Let me show some examples of where the Son of God shows and it’s significance.
- The devil referred to Jesus as the Son of God – Matthew 4:1-3 says, “Then Jesus was led by the Spirit into the desert to be tempted by the devil. After fasting forty days and forty nights, he was hungry. The tempter came to him and said, ‘If you are the Son of God, tell these stones to become bread.'” It was the devil was wanting to see how much God Jesus really was.
- The demons called Jesus the Son of God – Matthew 8:28-29 says, “When he [Jesus] arrived at the other side in the region of the Gadarenes, two demon-possessed men coming from the tombs met him. They were so violent that no one could pass that way. ‘What do you want with us, Son of God?’ they shouted. ‘Have you come here to torture us before the appointed time?'” The demons recognized Jesus as God immediately and they knew what kind of power He had.

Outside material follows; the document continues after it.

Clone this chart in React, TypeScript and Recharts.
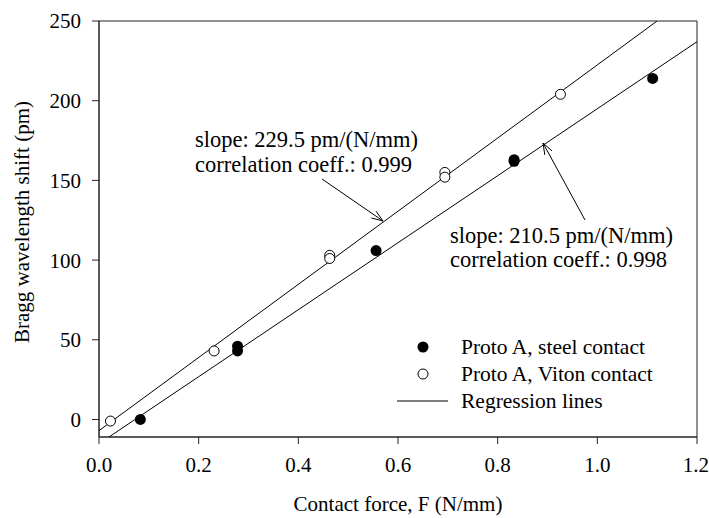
import React from 'react'
import { ComposedChart, Scatter, XAxis, YAxis, ReferenceArea } from 'recharts'

const FONT = "'Liberation Serif', 'Times New Roman', serif"

// steel contact (filled circles)
const steelX = [0.083, 0.278, 0.278, 0.556, 0.833, 0.833, 1.111]
const steelY = [0, 46, 43, 106, 163, 162, 214]
// Viton contact (open circles)
const vitonX = [0.023, 0.231, 0.463, 0.463, 0.694, 0.694, 0.926]
const vitonY = [-1, 43, 103, 101, 155, 152, 204]

// regression line end points
const vitonFit = [{ x: 0, y: -7 }, { x: 1.12, y: 250 }]
const steelFit = [{ x: 0.02, y: -11 }, { x: 1.2, y: 237 }]

const xTicks = [0, 0.2, 0.4, 0.6, 0.8, 1.0, 1.2]
const yTicks = [0, 50, 100, 150, 200, 250]

const steel = steelX.map((x, i) => ({ x, y: steelY[i] }))
const viton = vitonX.map((x, i) => ({ x, y: vitonY[i] }))

const Filled = (p: any) => <circle cx={p.cx} cy={p.cy} r={5.5} fill="#000" />
const Open = (p: any) => <circle cx={p.cx} cy={p.cy} r={5} fill="#fff" stroke="#000" strokeWidth={1} />
const NoDot = () => <g />

function Arrow({ x1, y1, x2, y2 }: { x1: number; y1: number; x2: number; y2: number }) {
  const a = Math.atan2(y2 - y1, x2 - x1)
  const len = 12
  const spread = 0.35
  const p1 = [x2 - len * Math.cos(a - spread), y2 - len * Math.sin(a - spread)]
  const p2 = [x2 - len * Math.cos(a + spread), y2 - len * Math.sin(a + spread)]
  return (
    <g stroke="#000" strokeWidth={1} fill="none">
      <line x1={x1} y1={y1} x2={x2} y2={y2} />
      <polyline points={`${p1[0]},${p1[1]} ${x2},${y2} ${p2[0]},${p2[1]}`} />
    </g>
  )
}

export default function App() {
  const txt = { fontFamily: FONT, fontSize: 21, fill: '#000' }
  const note = { ...txt, fontSize: 22.5 }
  const leg = { ...txt, fontSize: 21.5 }
  return (
    <div style={{ position: 'absolute', left: 0, top: 0, width: 709, height: 518, background: '#fff' }}>
      <ComposedChart width={709} height={518} margin={{ top: 21, right: 12, bottom: 41, left: 39 }}>
        <XAxis
          type="number"
          dataKey="x"
          domain={[0, 1.2]}
          ticks={xTicks}
          tickFormatter={(v: number) => v.toFixed(1)}
          allowDataOverflow
          height={40}
          tickSize={7}
          tickMargin={13}
          stroke="#222"
          tick={{ fill: '#000', fontSize: 21, fontFamily: FONT }}
        />
        <YAxis
          type="number"
          dataKey="y"
          domain={[-11, 250]}
          ticks={yTicks}
          allowDataOverflow
          width={60}
          tickSize={7}
          tickMargin={11}
          stroke="#222"
          tick={{ fill: '#000', fontSize: 21, fontFamily: FONT }}
        />
        <ReferenceArea x1={0} x2={1.2} y1={-11} y2={250} fill="none" stroke="#222" strokeWidth={1} />
        <Scatter data={vitonFit} line={{ stroke: '#000', strokeWidth: 1 }} shape={NoDot} isAnimationActive={false} />
        <Scatter data={steelFit} line={{ stroke: '#000', strokeWidth: 1 }} shape={NoDot} isAnimationActive={false} />
        <Scatter data={steel} shape={Filled} isAnimationActive={false} />
        <Scatter data={viton} shape={Open} isAnimationActive={false} />
      </ComposedChart>
      <svg width={709} height={518} style={{ position: 'absolute', left: 0, top: 0, pointerEvents: 'none' }}>
        <text {...note} x={195} y={147}>slope: 229.5 pm/(N/mm)</text>
        <text {...note} x={195} y={172}>correlation coeff.: 0.999</text>
        <Arrow x1={322} y1={179} x2={383} y2={221} />
        <text {...note} x={450} y={243}>slope: 210.5 pm/(N/mm)</text>
        <text {...note} x={450} y={267}>correlation coeff.: 0.998</text>
        <Arrow x1={585} y1={220} x2={543} y2={143} />

        <circle cx={423} cy={347} r={5.5} fill="#000" />
        <text {...leg} x={461} y={354}>Proto A, steel contact</text>
        <circle cx={423} cy={374} r={5} fill="#fff" stroke="#000" />
        <text {...leg} x={461} y={381}>Proto A, Viton contact</text>
        <line x1={397} y1={401} x2={448} y2={401} stroke="#000" />
        <text {...leg} x={461} y={408}>Regression lines</text>

        <text {...txt} x={398} y={511} textAnchor="middle">Contact force, F (N/mm)</text>
        <text {...txt} x={0} y={0} textAnchor="middle" transform="translate(29,222) rotate(-90)">
          Bragg wavelength shift (pm)
        </text>
      </svg>
    </div>
  )
}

- The disciples referred to Jesus as the Son of God – Matthew 14:32-33 says, “And when they climbed into the boat, the wind died down. Then those who were in the boat worshiped him, saying, ‘Truly you are the Son of God.'” Jesus had just been walking on the water during a storm and Peter went out to him, but sack in the water. Jesus reached out and rescued him and they climbed into the boat. The disciples immediately recognized Jesus demonstrating God’s power as the Son of God.
- The centurion proclaimed that Jesus is the Son of God – Mark 15:39 says, “And when the centurion, who stood there in front of Jesus, heard his cry and saw how he died, he said, ‘Surely this man was the Son of God!'” The centurion could easily see God’s grace, mercy, and love through Jesus.

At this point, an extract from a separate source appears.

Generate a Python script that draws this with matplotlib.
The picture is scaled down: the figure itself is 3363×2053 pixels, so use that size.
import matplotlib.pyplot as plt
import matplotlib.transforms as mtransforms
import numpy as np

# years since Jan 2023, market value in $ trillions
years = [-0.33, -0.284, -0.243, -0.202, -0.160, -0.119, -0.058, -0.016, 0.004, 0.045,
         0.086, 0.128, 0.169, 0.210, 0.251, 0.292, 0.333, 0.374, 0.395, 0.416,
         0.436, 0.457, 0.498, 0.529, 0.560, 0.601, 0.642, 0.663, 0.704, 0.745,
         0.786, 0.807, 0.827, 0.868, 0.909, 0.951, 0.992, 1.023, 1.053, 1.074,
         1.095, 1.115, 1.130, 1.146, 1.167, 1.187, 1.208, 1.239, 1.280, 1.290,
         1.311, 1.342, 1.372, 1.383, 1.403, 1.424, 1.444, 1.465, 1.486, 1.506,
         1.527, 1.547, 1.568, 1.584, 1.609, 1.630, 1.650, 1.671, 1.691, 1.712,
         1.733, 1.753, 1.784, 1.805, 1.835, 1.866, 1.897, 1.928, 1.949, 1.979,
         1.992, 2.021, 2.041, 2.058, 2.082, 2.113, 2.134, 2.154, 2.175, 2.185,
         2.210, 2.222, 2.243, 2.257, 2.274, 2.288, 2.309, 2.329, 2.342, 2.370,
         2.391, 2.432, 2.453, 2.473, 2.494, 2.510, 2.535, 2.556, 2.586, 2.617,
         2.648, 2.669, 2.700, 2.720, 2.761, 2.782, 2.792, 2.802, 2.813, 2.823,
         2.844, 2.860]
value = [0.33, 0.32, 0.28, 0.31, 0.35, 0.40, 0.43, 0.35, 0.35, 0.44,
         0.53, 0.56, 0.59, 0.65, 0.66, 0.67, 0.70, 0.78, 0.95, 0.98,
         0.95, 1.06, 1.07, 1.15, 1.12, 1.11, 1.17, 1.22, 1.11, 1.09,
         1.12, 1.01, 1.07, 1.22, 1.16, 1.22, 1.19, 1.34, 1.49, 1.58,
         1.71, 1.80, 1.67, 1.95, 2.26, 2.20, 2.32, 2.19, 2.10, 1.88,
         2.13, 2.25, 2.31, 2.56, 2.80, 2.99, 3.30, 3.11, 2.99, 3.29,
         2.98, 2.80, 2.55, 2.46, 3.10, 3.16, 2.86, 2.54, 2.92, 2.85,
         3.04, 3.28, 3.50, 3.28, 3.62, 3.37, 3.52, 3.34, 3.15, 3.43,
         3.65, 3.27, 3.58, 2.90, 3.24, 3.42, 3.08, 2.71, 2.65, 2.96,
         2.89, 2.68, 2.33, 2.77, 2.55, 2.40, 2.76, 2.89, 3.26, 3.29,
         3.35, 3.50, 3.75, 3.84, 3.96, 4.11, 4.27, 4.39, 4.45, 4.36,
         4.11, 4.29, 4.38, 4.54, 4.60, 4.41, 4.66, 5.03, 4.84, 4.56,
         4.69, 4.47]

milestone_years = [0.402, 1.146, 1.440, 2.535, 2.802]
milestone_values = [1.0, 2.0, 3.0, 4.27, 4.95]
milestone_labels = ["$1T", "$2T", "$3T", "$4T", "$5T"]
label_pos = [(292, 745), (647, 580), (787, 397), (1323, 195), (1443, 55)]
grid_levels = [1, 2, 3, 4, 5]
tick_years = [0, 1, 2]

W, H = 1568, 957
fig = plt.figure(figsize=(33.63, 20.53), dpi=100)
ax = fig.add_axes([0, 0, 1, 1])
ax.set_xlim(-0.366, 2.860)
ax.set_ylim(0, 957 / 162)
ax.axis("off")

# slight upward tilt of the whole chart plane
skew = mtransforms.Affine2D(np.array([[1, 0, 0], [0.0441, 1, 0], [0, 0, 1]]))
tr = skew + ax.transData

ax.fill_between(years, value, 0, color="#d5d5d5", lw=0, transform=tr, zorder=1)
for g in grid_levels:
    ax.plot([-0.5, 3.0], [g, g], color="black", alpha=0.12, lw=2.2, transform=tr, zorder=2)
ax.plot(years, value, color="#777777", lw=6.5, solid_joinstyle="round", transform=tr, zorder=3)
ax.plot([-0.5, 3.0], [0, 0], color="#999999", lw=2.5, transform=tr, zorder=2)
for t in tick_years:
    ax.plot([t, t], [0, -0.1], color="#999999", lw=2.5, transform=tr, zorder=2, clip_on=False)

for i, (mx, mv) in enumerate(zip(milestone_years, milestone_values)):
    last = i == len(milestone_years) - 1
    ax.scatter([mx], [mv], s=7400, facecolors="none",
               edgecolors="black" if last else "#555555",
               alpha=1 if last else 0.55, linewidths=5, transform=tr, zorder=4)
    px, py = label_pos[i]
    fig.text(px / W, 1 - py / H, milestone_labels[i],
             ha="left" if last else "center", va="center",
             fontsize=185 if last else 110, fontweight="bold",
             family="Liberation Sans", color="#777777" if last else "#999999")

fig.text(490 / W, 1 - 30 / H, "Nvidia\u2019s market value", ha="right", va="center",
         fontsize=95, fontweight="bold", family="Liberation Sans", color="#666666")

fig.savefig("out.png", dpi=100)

- An angel called Jesus the Son of God – Luke 1:35 says “The angel answered, ‘The Holy Spirit will come upon you, and the power of the Most High will overshadow you. So the holy one to be born will be called the Son of God.'” God would show up in the flesh. God would become human. God would become incarnate.
- Paul repeatedly referred to Jesus as the Son of God. Here is one instance – Galatians 2:20 says, “I have been crucified with Christ and I no longer live, but Christ lives in me. The life I live in the body, I live by faith in the Son of God, who loved me and gave himself for me.”

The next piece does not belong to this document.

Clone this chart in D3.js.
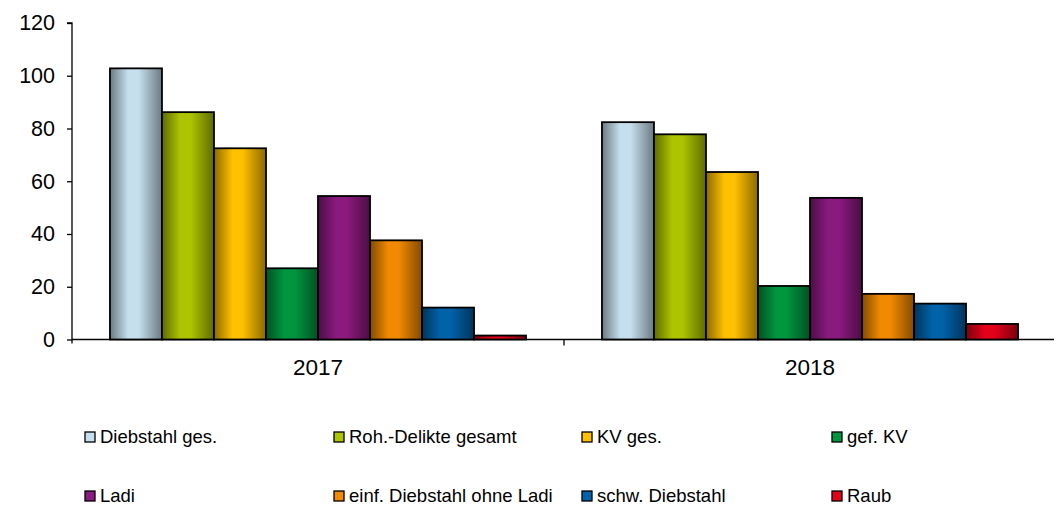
<!DOCTYPE html>
<html>
<head>
<meta charset="utf-8">
<script src="https://cdn.jsdelivr.net/npm/d3@7"></script>
<style>
  body { margin: 0; background: #fff; }
  svg { display: block; font-family: "Liberation Sans", Arial, sans-serif; }
</style>
</head>
<body>
<div id="chart"></div>
<script>
const years = ["2017", "2018"];
const seriesNames = ["Diebstahl ges.", "Roh.-Delikte gesamt", "KV ges.", "gef. KV",
                     "Ladi", "einf. Diebstahl ohne Ladi", "schw. Diebstahl", "Raub"];
const values2017 = [102.8, 86.2, 72.5, 27.0, 54.4, 37.6, 12.1, 1.5];
const values2018 = [82.4, 77.8, 63.5, 20.3, 53.7, 17.3, 13.6, 5.9];
const yTicks = [0, 20, 40, 60, 80, 100, 120];
const colors = ["#c6dfee", "#adc500", "#ffc000", "#00963f", "#8b1a7f", "#f18a00", "#0062a8", "#e2001a"];

const width = 1054, height = 508,
      margin = ({ top: 23, right: 0, bottom: 168, left: 72 });

const data = years.map((yr, i) => ({ year: yr, vals: i === 0 ? values2017 : values2018 }));

let svg = d3.select("#chart")
    .append("svg")
    .attr("width", width)
    .attr("height", height);

// horizontal gradients like the cylinder look of the original
let defs = svg.append("defs");
colors.forEach((c, i) => {
    let dark = d3.color(c).darker(1.7);
    let g = defs.append("linearGradient")
        .attr("id", "grad" + i)
        .attr("x1", "0%").attr("x2", "100%").attr("y1", "0%").attr("y2", "0%");
    g.append("stop").attr("offset", "0%").attr("stop-color", dark);
    g.append("stop").attr("offset", "35%").attr("stop-color", c);
    g.append("stop").attr("offset", "55%").attr("stop-color", c);
    g.append("stop").attr("offset", "100%").attr("stop-color", dark);
});

let x0 = d3.scaleBand()
    .domain(years)
    .range([margin.left, 1056])
    .paddingInner(0)
    .paddingOuter(0);

let x1 = d3.scaleBand()
    .domain(d3.range(seriesNames.length))
    .range([0, x0.bandwidth()])
    .paddingOuter(0.73)
    .paddingInner(0);

let y = d3.scaleLinear()
    .domain([0, 120])
    .range([339.5, margin.top]);

// y axis
let yAxis = svg.append("g")
    .attr("transform", `translate(${margin.left},0)`)
    .call(d3.axisLeft(y).tickValues(yTicks).tickSize(5).tickPadding(12));
yAxis.select(".domain").attr("stroke", "#000").attr("stroke-width", 1.3).attr("d", `M-5,${y(120)}H0V${y(0) + 4}`);
yAxis.selectAll(".tick line").attr("stroke", "#000").attr("stroke-width", 1.3);
yAxis.selectAll(".tick text").attr("font-size", "21.5px").attr("fill", "#000");

// x axis
let xAxis = svg.append("g")
    .attr("transform", `translate(0,${y(0)})`)
    .call(d3.axisBottom(x0).tickSize(0).tickPadding(20));
xAxis.select(".domain").attr("stroke", "#000").attr("stroke-width", 1.3).attr("d", `M${margin.left},0H${width}`);
xAxis.selectAll(".tick text").attr("font-size", "22.5px").attr("fill", "#000");
xAxis.selectAll(".sep")
    .data([x0("2018")])
    .join("line")
    .attr("class", "sep")
    .attr("x1", d => d).attr("x2", d => d)
    .attr("y1", 0).attr("y2", 6)
    .attr("stroke", "#000").attr("stroke-width", 1.3);

let group = svg.selectAll(".grp")
    .data(data)
    .join("g")
    .attr("class", "grp")
    .attr("transform", d => `translate(${x0(d.year)},0)`);

group.selectAll("rect")
    .data(d => d.vals.map((v, i) => ({ v, i })))
    .join("rect")
    .attr("x", d => x1(d.i))
    .attr("width", x1.bandwidth())
    .attr("y", d => y(d.v))
    .attr("height", d => y(0) - y(d.v))
    .attr("fill", d => `url(#grad${d.i})`)
    .attr("stroke", "#000")
    .attr("stroke-width", 1.8);

// legend, 4 columns x 2 rows
const legX = [85, 334, 582, 832], legY = [437, 496];
let leg = svg.selectAll(".leg")
    .data(seriesNames)
    .join("g")
    .attr("class", "leg")
    .attr("transform", (d, i) => `translate(${legX[i % 4]},${legY[Math.floor(i / 4)]})`);

leg.append("rect")
    .attr("x", 0).attr("y", -5)
    .attr("width", 10).attr("height", 10)
    .attr("fill", (d, i) => colors[i])
    .attr("stroke", "#000")
    .attr("stroke-width", 1.3);

leg.append("text")
    .attr("x", 15)
    .attr("y", 0)
    .attr("dy", "0.35em")
    .attr("font-size", "18.5px")
    .text(d => d);
</script>
</body>
</html>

- John gave Jesus the title Son of God – 1 John 4:14-16 says, “And we have seen and testify that the Father has sent his Son to be the Savior of the world. If anyone acknowledges that Jesus is the Son of God, God lives in him and he in God. And so we know and rely on the love God has for us.”
Can you call Jesus the Son of God? Is He God in your life? Have you given Him absolute control of your life and future?
As we go through the gospel of Mark you will encounter Jesus. Your view of Jesus will change. He will become greater to you. He will become more personal, powerful, and incredible. You will be amazed at Him and stand in awe of how wonderful, mighty, divine, and significant He is to you and everyone you love. You will discover the gospel of Jesus is the good news you have been longing for all your life.
As you see Jesus more clearly and fall in love with Him more deeply the way you live, your values, your convictions, your words, your motives, your heart, and behavior will begin to be transformed to be more and more like Him. You will find Jesus rubbing off on you and coming through you to bless others. In Him you will find your significance, purpose, and meaning. You will see yourself truly as a follower of Jesus. You will discover the gospel of Jesus is the good news you want to dedicate your whole to!
This week I want to encourage you read through the gospel of Mark. It is 16 short chapters. It doesn’t matter if you read it in one sitting or several. Just read it, but as you read it ask God this, “Lord, as I read the gospel of Mark help me to see the greatness of Jesus and help me to see why I need to follow Jesus at a greater level.”